Ничего из мучившего меня не допускаю к себе. Уйди, как пришло. Но без следа. И ты помогаешь ему уйти так, чтобы никогда больше не возникать в сознании. Тепла много. Не на двоих. Больше. На мир. Неистребимая жажда жизни во мне. Я всасываю жизнь всеми порами. Только полным должно быть все. Твое — мое. Дождей, гроз веселых хочу! (...) И знаю — буду зеленым. Так напрягается земля, так стонет она, рождая весну, выращивая травы и цветы.
Какая же теперь тревога, родная моя, неотрывно близкая. Чего еще боюсь я? Ночь теперь. В тишине этой ночи видны через окно громадные звезды. Чистые, весенние. Прозрачные совсем. А я боюсь. Триста тысяч раз упрекаю себя в том, что ты уехала. Как нужно, чтобы ты здесь была. К тебе просится, трепеща, рождающееся слово. Почему же преследует проклятая давняя мысль, что я тебя больше не увижу...
Спи спокойно, пусть ничто не тревожит тебя. Спи, я посижу, постерегу тебя. Как всегда, буду сидеть у забытья твоего. Пусть сегодня оно будет спокойным и укрепляющим сном.
* Ривьера. (Без даты. —Т. К.)
Сколько раз отрекалась от покоя. Дерзко, по-молодому, не по-женски. Отрекся и он от меня. Навсегда, грубо. Вот так бросает то словно в шторм, то в напасти. Женщину со слабыми хрупкими руками и всевидящим неукротимым зрением. И штормы ли это? Чтобы хоть не зря, не за копеечное, не напрасно так биться зрачками о камень. А впрочем, что если действительно дорогое?
Еду сейчас унижать себя тем, что останется непорочным только во мраке, припрятанное привычной улыбкой тысяч женщин от людского взгляда. Это будет обнажено, будет уязвлена гордость, буду слышать из собственных уст такое, что никогда не осмелилась бы сформулировать в мысль.
Литература.
Все литература. Страшно подумать, что люди, рождавшие эпохальные мысли, все же оставили их потомкам и выдавали их современникам в изувеченном состоянии, обтесанными со всех сторон, спереди и сзади, ради придания им исконно гладкой формы, единственно пригодной для зрения.

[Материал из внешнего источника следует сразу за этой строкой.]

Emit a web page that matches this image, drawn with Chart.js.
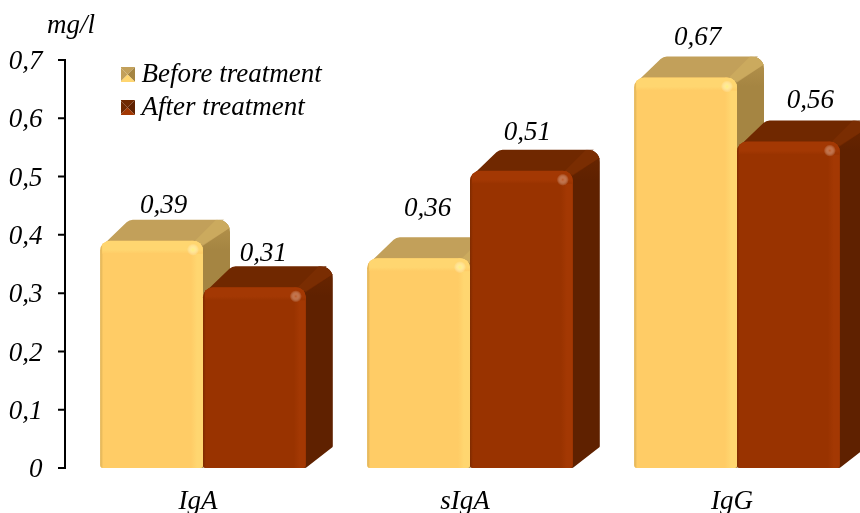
<!DOCTYPE html>
<html>
<head>
<meta charset="utf-8">
<title>Immunoglobulins</title>
<script src="https://cdn.jsdelivr.net/npm/chart.js@4"></script>
<style>
    html, body { margin: 0; padding: 0; background: #fff; overflow: hidden; }
    #wrap { width: 860px; height: 513px; overflow: hidden; }
</style>
</head>
<body>
<!-- the last block runs off the right edge, so the canvas is wider than its frame -->
<div id="wrap"><canvas id="mycanvas" width="880" height="513"></canvas></div>
<script>
var categories = ['IgA', 'sIgA', 'IgG'];
var beforeValues = [0.39, 0.36, 0.67];
var afterValues = [0.31, 0.51, 0.56];
var seriesNames = ['Before treatment', 'After treatment'];
var unitLabel = 'mg/l';

// hand placed value labels, [dx, dy] from the top centre of the bar
var beforeNudge = [[12, -35], [9, -49], [12, -40]];
var afterNudge = [[9, -33], [6, -38], [22, -41]];

var serifItalic = 'italic 27px "Liberation Serif", serif';
var depthX = 27, depthY = 21;

var skins = [
    { front: '#ffcc66', bevel: '#ffd670', glint: '#fff07a', edge: '#d8ae56', top: '#c2a05a', topBevel: '#cbaa5e', side: '#a58542', sideBevel: '#b5934c' },
    { front: '#993300', bevel: '#a33803', glint: '#bc5a28', edge: '#7f2b00', top: '#702800', topBevel: '#7a2d02', side: '#5f2100', sideBevel: '#6a2600' }
];

function roundedPoly(ctx, pts, radii) {
    ctx.beginPath();
    var n = pts.length;
    ctx.moveTo((pts[n - 1][0] + pts[0][0]) / 2, (pts[n - 1][1] + pts[0][1]) / 2);
    for (var i = 0; i < n; i++) {
        var next = pts[(i + 1) % n];
        ctx.arcTo(pts[i][0], pts[i][1], next[0], next[1], radii[i]);
    }
    ctx.closePath();
}

function hGrad(ctx, x0, x1, stops) {
    var g = ctx.createLinearGradient(x0, 0, x1, 0);
    stops.forEach(function (s) { g.addColorStop(s[0], s[1]); });
    return g;
}

function vGrad(ctx, y0, y1, stops) {
    var g = ctx.createLinearGradient(0, y0, 0, y1);
    stops.forEach(function (s) { g.addColorStop(s[0], s[1]); });
    return g;
}

function drawBlock(ctx, bar, skin) {
    var x = bar.x - bar.width / 2, w = bar.width, top = bar.y, base = bar.base;
    var r = x + w;

    // side face, extruded to the upper right
    roundedPoly(ctx, [[r - 6, top], [r + depthX - 6, top - depthY], [r + depthX, top - depthY], [r + depthX, base - depthY], [r, base], [r - 6, base]], [0, 0, 12, 2, 2, 0]);
    ctx.fillStyle = vGrad(ctx, top - depthY, top - depthY + 30, [[0, skin.sideBevel], [1, skin.side]]);
    ctx.fill();

    // top face
    roundedPoly(ctx, [[x + 2, top + 5], [x + depthX + 2, top - depthY], [r + depthX, top - depthY], [r + depthX, top - depthY + 8], [r, top + 5]], [0, 9, 12, 0, 0]);
    ctx.fillStyle = skin.top;
    ctx.fill();
    ctx.save();
    ctx.clip();
    ctx.beginPath();
    ctx.moveTo(r - 10, top + 2);
    ctx.lineTo(r + depthX - 14, top - depthY);
    ctx.lineTo(r + depthX, top - depthY);
    ctx.lineTo(r + depthX, top - depthY + 8);
    ctx.lineTo(r, top + 4);
    ctx.closePath();
    ctx.fillStyle = skin.topBevel;
    ctx.fill();
    ctx.restore();

    // front face with its soft bevel along the edges
    roundedPoly(ctx, [[x, top], [r, top], [r, base], [x, base]], [10, 10, 3, 3]);
    ctx.fillStyle = skin.front;
    ctx.fill();
    ctx.save();
    ctx.clip();
    ctx.fillStyle = hGrad(ctx, x, x + 3, [[0, skin.edge], [1, skin.front]]);
    ctx.fillRect(x, top, 3, base - top);
    ctx.fillStyle = hGrad(ctx, r - 12, r, [[0, skin.front], [0.5, skin.bevel], [1, skin.bevel]]);
    ctx.fillRect(r - 12, top, 12, base - top);
    ctx.fillStyle = vGrad(ctx, top, top + 13, [[0, skin.bevel], [0.7, skin.bevel], [1, skin.front]]);
    ctx.fillRect(x + 2, top, w - 2, 13);
    var spot = ctx.createRadialGradient(r - 10, top + 9, 0, r - 10, top + 9, 6);
    spot.addColorStop(0, skin.glint);
    spot.addColorStop(1, 'rgba(255,255,255,0)');
    ctx.fillStyle = spot;
    ctx.fillRect(r - 17, top + 2, 14, 14);
    ctx.restore();
}

function legendSwatch(skin) {
    var c = document.createElement('canvas');
    c.width = 15;
    c.height = 15;
    var g = c.getContext('2d');
    var faces = [
        [skin.top, [0, 0], [15, 0]],
        [skin.side, [15, 0], [15, 15]],
        [skin.bevel, [15, 15], [0, 15]],
        [skin.top, [0, 15], [0, 0]]
    ];
    faces.forEach(function (f) {
        g.fillStyle = f[0];
        g.beginPath();
        g.moveTo(f[1][0], f[1][1]);
        g.lineTo(f[2][0], f[2][1]);
        g.lineTo(7.5, 7.5);
        g.closePath();
        g.fill();
    });
    return c;
}

var swatches = [legendSwatch(skins[0]), legendSwatch(skins[1])];

var blocks3d = {
    id: 'blocks3d',
    afterLayout: function (chart) {
        // legend sits inside the plot, near the upper left
        chart.legend.left = 121;
        chart.legend.top = 55;
    },
    // the blocks overlap, so the first series has to go down first
    beforeDatasetsDraw: function (chart) {
        chart.data.datasets.forEach(function (ds, d) {
            chart.getDatasetMeta(d).data.forEach(function (bar) {
                drawBlock(chart.ctx, bar.getProps(['x', 'y', 'base', 'width'], true), skins[d]);
            });
        });
    },
    beforeDatasetDraw: function () {
        return false;
    },
    afterDatasetsDraw: function (chart) {
        var ctx = chart.ctx;
        var nudges = [beforeNudge, afterNudge];
        ctx.save();
        ctx.font = serifItalic;
        ctx.fillStyle = '#000';
        ctx.textAlign = 'center';
        ctx.textBaseline = 'middle';
        chart.data.datasets.forEach(function (ds, d) {
            chart.getDatasetMeta(d).data.forEach(function (bar, i) {
                var text = ds.data[i].toFixed(2).replace('.', ',');
                ctx.fillText(text, bar.x + nudges[d][i][0], bar.y + nudges[d][i][1]);
            });
        });
        ctx.restore();
    },
    afterDraw: function (chart) {
        var ctx = chart.ctx;
        var y = chart.scales.y;
        var axisX = chart.chartArea.left - 4.5;
        ctx.save();
        // value axis stands a little left of the plot
        ctx.strokeStyle = '#000';
        ctx.lineWidth = 2;
        ctx.beginPath();
        ctx.moveTo(axisX, y.getPixelForValue(0.7) - 1);
        ctx.lineTo(axisX, y.getPixelForValue(0) + 1);
        y.ticks.forEach(function (t) {
            var py = y.getPixelForValue(t.value);
            ctx.moveTo(axisX - 7, py);
            ctx.lineTo(axisX, py);
        });
        ctx.stroke();
        ctx.font = serifItalic;
        ctx.fillStyle = '#000';
        ctx.textAlign = 'left';
        ctx.textBaseline = 'middle';
        ctx.fillText(unitLabel, 47, 26);
        ctx.restore();
    }
};

var chartdata = {
    labels: categories,
    datasets: [
        { label: seriesNames[0], data: beforeValues, backgroundColor: skins[0].front },
        { label: seriesNames[1], data: afterValues, backgroundColor: skins[1].front }
    ]
};

var ctx = document.getElementById('mycanvas');

var barGraph = new Chart(ctx, {
    type: 'bar',
    data: chartdata,
    plugins: [blocks3d],
    options: {
        responsive: false,
        animation: false,
        layout: { padding: { top: 60, right: 9.5, bottom: 0, left: 0 } },
        datasets: { bar: { categoryPercentage: 0.77, barPercentage: 1 } },
        scales: {
            x: {
                grid: { display: false },
                border: { display: false },
                afterFit: function (scale) { scale.height = 45; },
                ticks: {
                    color: '#000',
                    maxRotation: 0,
                    padding: 10,
                    labelOffset: -5,
                    font: { family: '"Liberation Serif", serif', size: 27, style: 'italic' }
                }
            },
            y: {
                min: 0,
                max: 0.7,
                grid: { display: false },
                border: { display: false },
                afterFit: function (scale) { scale.width = 69.5; },
                ticks: {
                    stepSize: 0.1,
                    color: '#000',
                    padding: 19,
                    labelOffset: 2,
                    font: { family: '"Liberation Serif", serif', size: 27, style: 'italic' },
                    callback: function (value) {
                        return value === 0 ? '0' : value.toFixed(1).replace('.', ',');
                    }
                }
            }
        },
        plugins: {
            tooltip: { enabled: false },
            legend: {
                position: 'chartArea',
                align: 'start',
                labels: {
                    boxWidth: 1,
                    padding: 6,
                    color: '#000',
                    usePointStyle: true,
                    font: { family: '"Liberation Serif", serif', size: 27, style: 'italic' },
                    generateLabels: function () {
                        return seriesNames.map(function (name, i) {
                            return { text: name, pointStyle: swatches[i], fontColor: '#000', datasetIndex: i, lineWidth: 0 };
                        });
                    }
                }
            }
        }
    }
});
</script>
</body>
</html>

А такого простого, такого жизненного, по своей ясности и солнечности — моей радости — не дождусь?
Снова, как когда-то, словно заклинаю на бумаге: будет, произойдет. И нет, и нет. И знаю, придет тогда, когда не будет сил, полных сил на такую радость.
Это же не так называемое женское мнение. Мне же дано много яркого и мрачного, и чем ярче первое, тем мрачней второе. Равновесие. И иду как маятник с крупным боем громовыми созвучиями. Я сильная. Я выдержу. Но уже время для радости. Она не должна опоздать. Ведь каждая женщина хотя бы раз в неделю бывает ребенком. Она же растит всегда в себе Его и от Него же через молоко в кровь свою вбирает эту хрупкость детских рук.
И радость не должна опоздать.
Ведь она может прийти поздно.
(Без даты. — Т. К.)
Море успокоилось. Еще дрожит как женщина после судорожных рыданий. Теперь нужны только мягкая рука, настоящая нежность, силы любви — и она улыбнется свежей, омытой болью, улыбкой.
Идем с морем к тишине. Пойдем с нами. Отблески заката еще окрашивают кусок горизонта. Бледнеют быстро, но я успеваю проследить угасание. Краски мрачнеют. Как глазам и душе нужна яркость.
Странно говорится у меня.
Я начинаю писать и думаю, что это тебе, а ты встаешь и слушаешь чутко, и тебе ближе и приятнее мой бред, и уже случайно брошенным словом я адресую его тебе. Нет, вернее, не случайно, а подсознательно и даже вопреки воле.
(...) В прошлом году, в Феодосии я писала тебе без боли, без напряжения, без остроты, и было покойно и пусто в душе. Я отдыхала по-животному, инстинктом жизненности будущей полноты. Я знаю, что возвращаюсь к прежнему и страшному, и неоправданному, и закрывала сердце, приучая его к одиночеству.
Как много дал хирургический нож.
Я обрываю эту мысль, Алесь, я не додумала еще ее. Если ты сумеешь правильно проследить эту нить — протяни ее мне. Да, сердце сейчас живет — оно залито кровью, но оно живое, мое, в него я вложу все мечты о подлинном настоящем кристалле.
Смешно?
Мне самой. Я ведь все равно собираюсь закрыть его наглухо.